When you do the math on these places, it’s really a boneheaded, terrible thing. A computer that might cost $800 at the local big-box store will cost you $40 at a rent-to-own…$40 PER WEEK, for 52 weeks.
That’s about $2000. For a computer that you could have paid less than half that for. It’s a mortgage or a car loan stuffed into a _reducto ad absurdum_ argument that for once *isn’t* a logical fallacy.
Stupid, right? But it’s hugely successful and profitable. All it requires is a complete lack of ethics on the part of the business owner, and a sense of desperation on the part of the buyer.
It’s preying on the poor and the needy, and the poor and the needy are complicit…because hey, you GOTTA have a new TV, right? Keeping up with the Joneses and all that. Or even furniture. You GOTTA have furniture. Of course, you could go three weeks without the furniture, save up, and pay maybe $1000 and get the furniture new at retail…
…or you can pay ONLY $50 RIGHT NOW…
…and every week for the next two years. Which of course adds up to FIVE thousand dollars rather than the thousand you would have paid if you’d taken the comfort hit for a few weeks and sat on boxes while saving up your money and eventually (far sooner than two years, I might add) buying it retail. But then you gotta sit on boxes for a few weeks, or do without television, or what have you.
(Note: The math NEVER, EVER comes close to even being sane in these places, it’s ALWAYS a 100% markup on the base price PLUS like 150% interest).
We’ve been doing the same thing with petroleum for DECADES. We could have been running biofuels made from hemp fifty years ago or more…but it costs more than petroleum.
Now this is important:
It’s always GOING to cost more than petroleum. The petroleum companies (and they’re not the only ones, but they’ve certainly done their part as have tobacco companies and cotton companies and so forth) have worked hard to build an image of hemp and cannabis as a “dangerous” thing, a technique that’s proven particularly effective in the US, but it works well enough anywhere. Make people afraid of alternatives to your product; use political power gained by financial success to rig the laws such that alternatives are cost-prohibitive. Then argue to the general public that the costs of alternatives are too high, and voila: the purest definition of ‘captive audience.’
Pretty soon, you’ll have the audience fighting each other to buy bigger and less fuel-efficient vehicles than they would ever possibly NEED for any reason, simply because they’re status symbols.
And then the oil guys are happy little yachtsmen, and the silly little consumers – that’s you AND ME, I don’t mean in any way to condescend or suggest that I’m any less guilty than any one of you or anyone else – enjoy the smug self-satisfaction of exercising their “right” to kill the rest of us with 8-mile-per-gallon social status symbols.
At some point, we’re ALL going to have to agree to take the hit. Sorry, mom and pop, but you’re gonna have to find a different primary attractant (fuel is NEVER a profit center for gas stations, and outside of states where pricing below cost is prohibited by law it’s often a deliberate loss compensated for by the other things that fuel customers purchase). Sorry, Mom and Pop, you’re gonna have to change your business model or get out of business, because we can no longer avoid the stark reality:
Our sympathy for mom and pop, and the commercial inertia that goes with it, is killing us.

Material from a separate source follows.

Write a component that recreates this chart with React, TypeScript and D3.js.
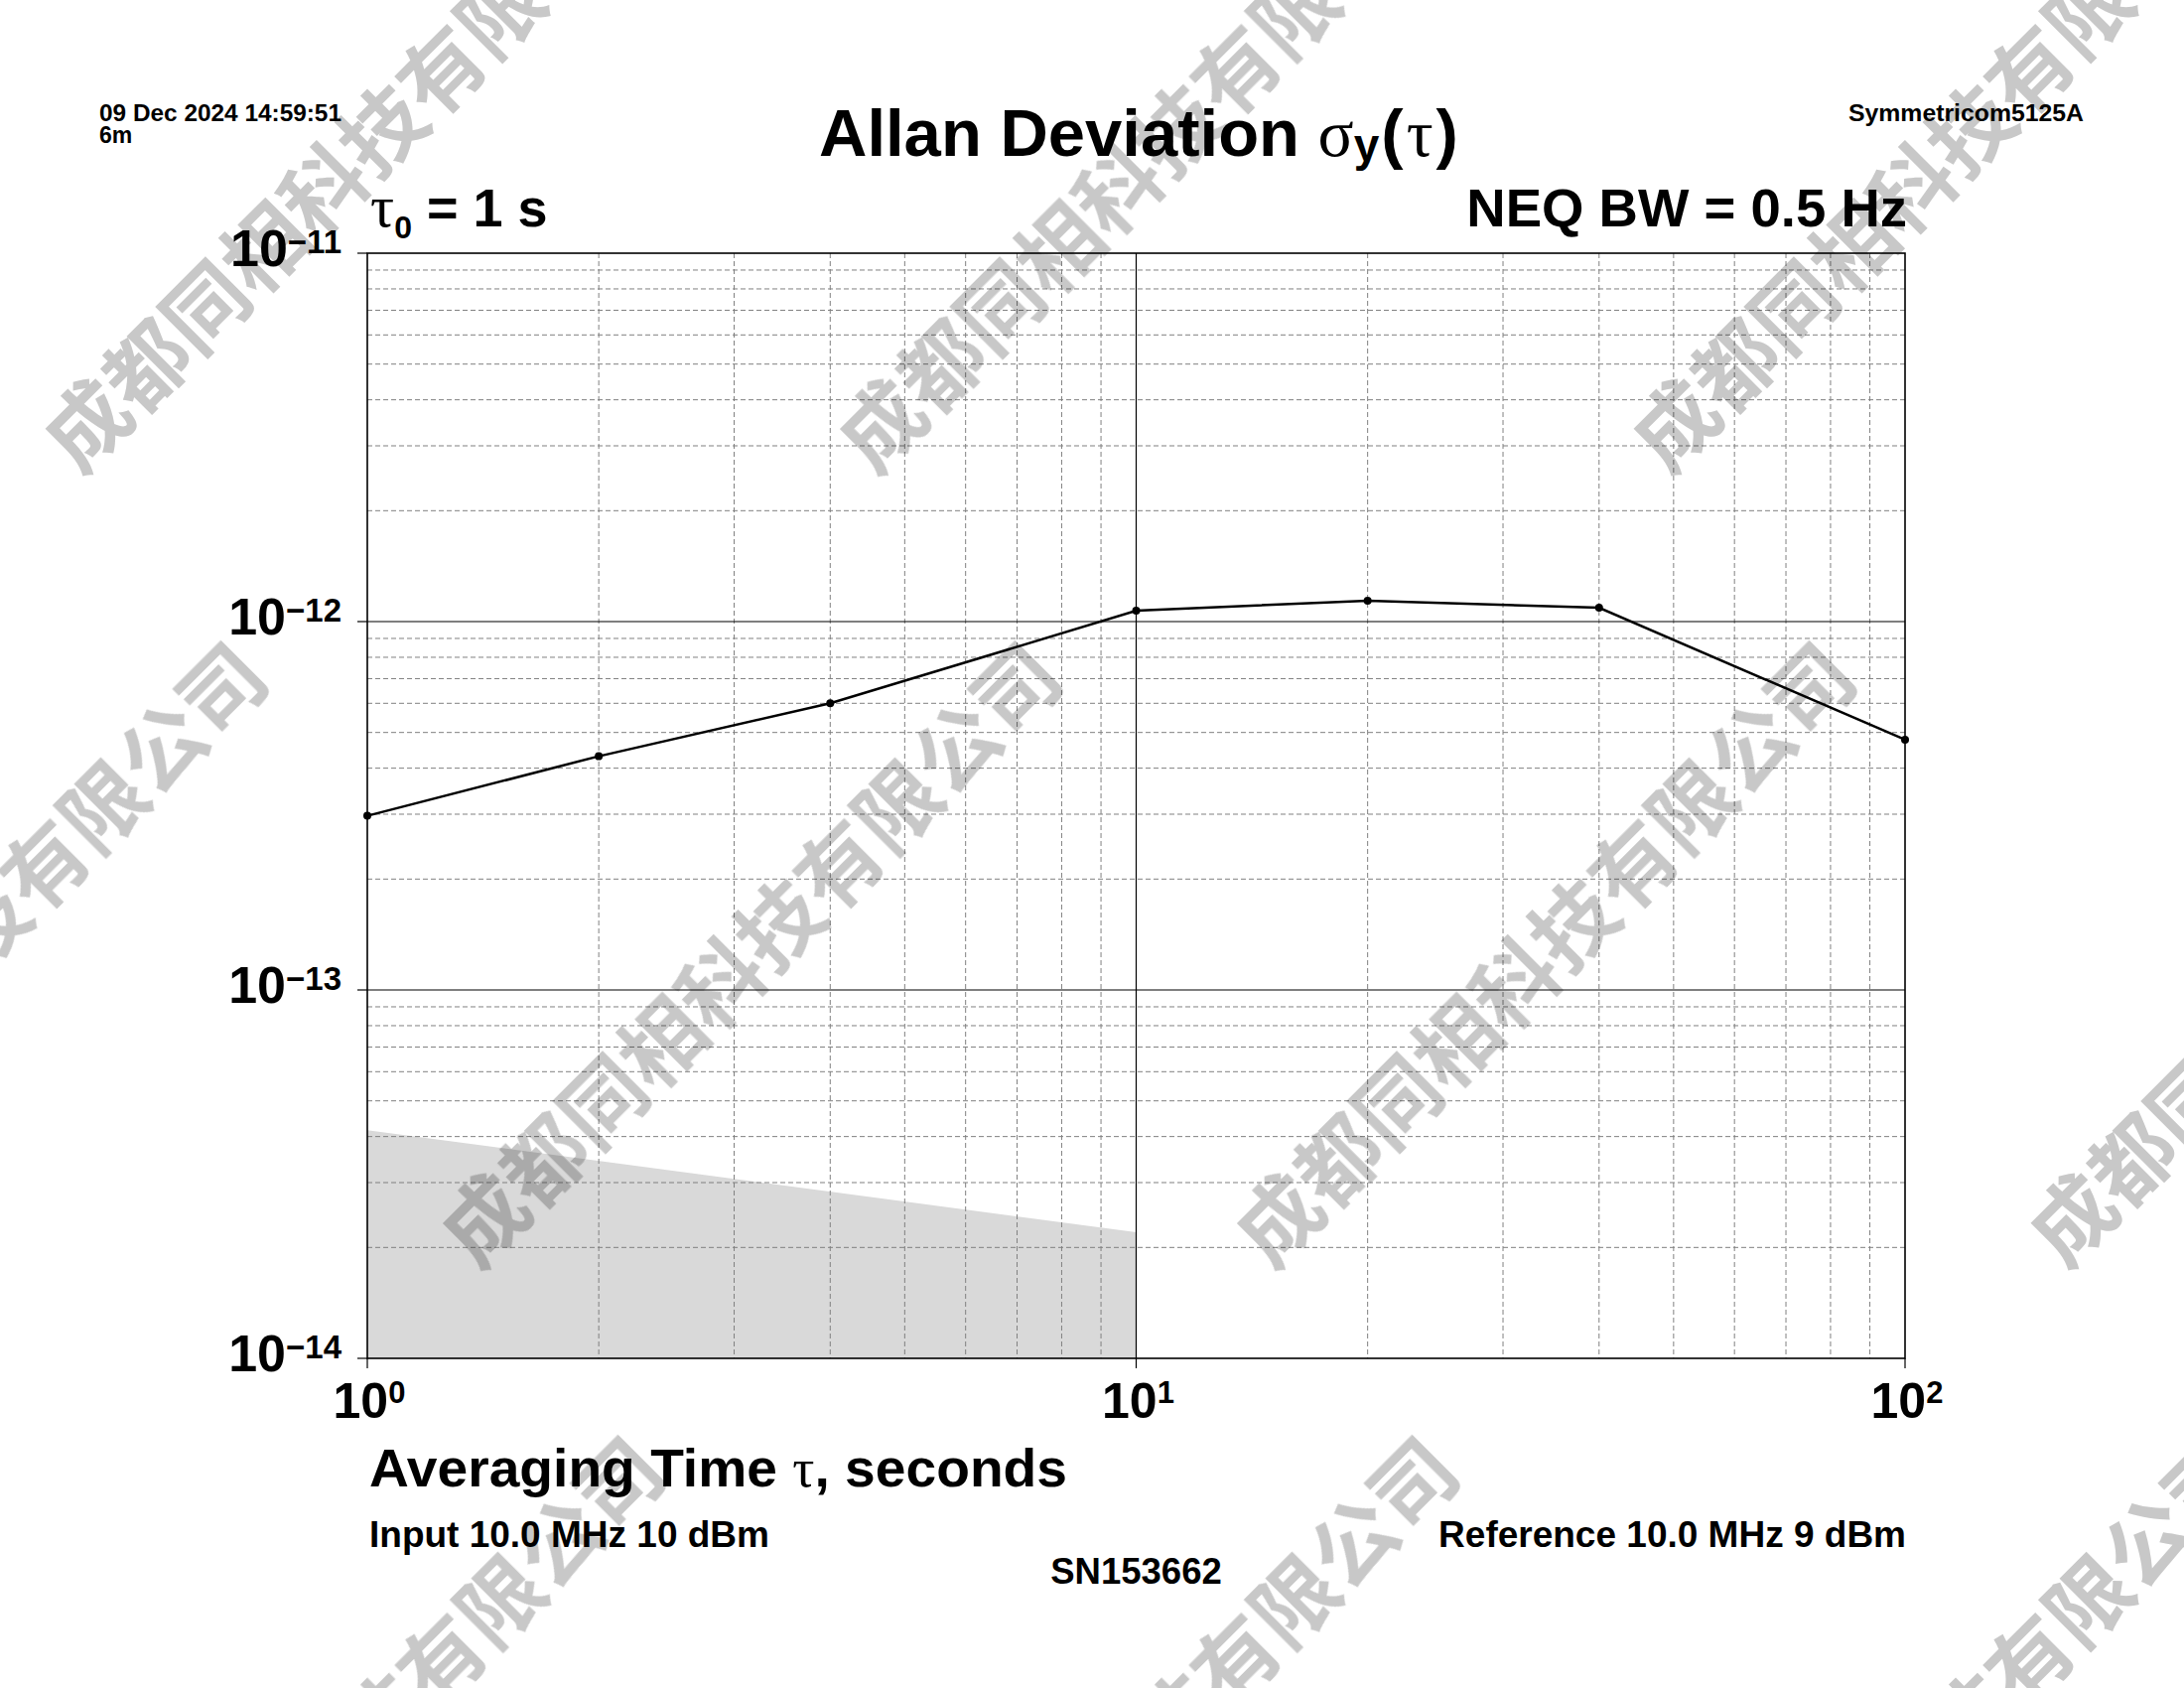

It’s no longer killing us invisibly and slowly; it’s killing us graphically and quickly. I still don’t think we really understand just how BIG this mess is, and frankly I think we’re being encouraged to NOT understand it…because I think if we really did understand it, some of us would panic and then a REAL mess would start.
Fine, we don’t need rioting in the streets. But we also don’t need to continue to complacently accept the “fact” of oil dependence…because it’s only a fact to the extent that we have allowed it to become a fact, and we are allowing it to remain one every time we say “a boycott won’t work, what about the little guy, what about mom and pop?”
This is one of the very few times in human history we can legitimately be said to be consciously standing on the edge of a change in paradigm.
I say this without the least bit of condescension or condemnation, and with every full understanding that I have just as much burden of guilt as anybody and probably more than many:
Isn’t this really our golden opportunity to take charge of our destiny as a species and finally, for once, make a conscious decision to do the more difficult thing because it’s also the RIGHT thing?
We CAN reject oil, but it will require courage, and sacrifice, and the rejection of many realities that we have long accepted as immutable but which are really only inconvenient to change.
Yes, I’m sorry for mom and pop and all the clerks and pump jockeys, but you know…I just bet if we put mom and pop into , mom and pop could make just as fine a living selling alternate fuels. I bet mom and pop could make a GREAT living selling food to people who commute 20 or 30 miles to work in a human-powered, enclosed, personal vehicle. There are thousands of ideas out there that fit the bill. There are other ways to do this, if we want to find them.
Maybe it’s time mom and pop got to work on solving THAT problem, instead of solving only the ultimately selfish problem of how to keep THEMSELVES taken care of in the manner they prefer, without regard to the effect they’re having on the rest of us. I hate to say it, but “mom and pop” have smiled benignly and patted us on the back and pandered to our noble concern right up to the point where it’s about to wipe our asses right off the planet.
I love my mom and pop…but I love my granddaughter too, and I’d like to think that this planet’s going to continue supporting human life long enough for her to love HER granddaughter.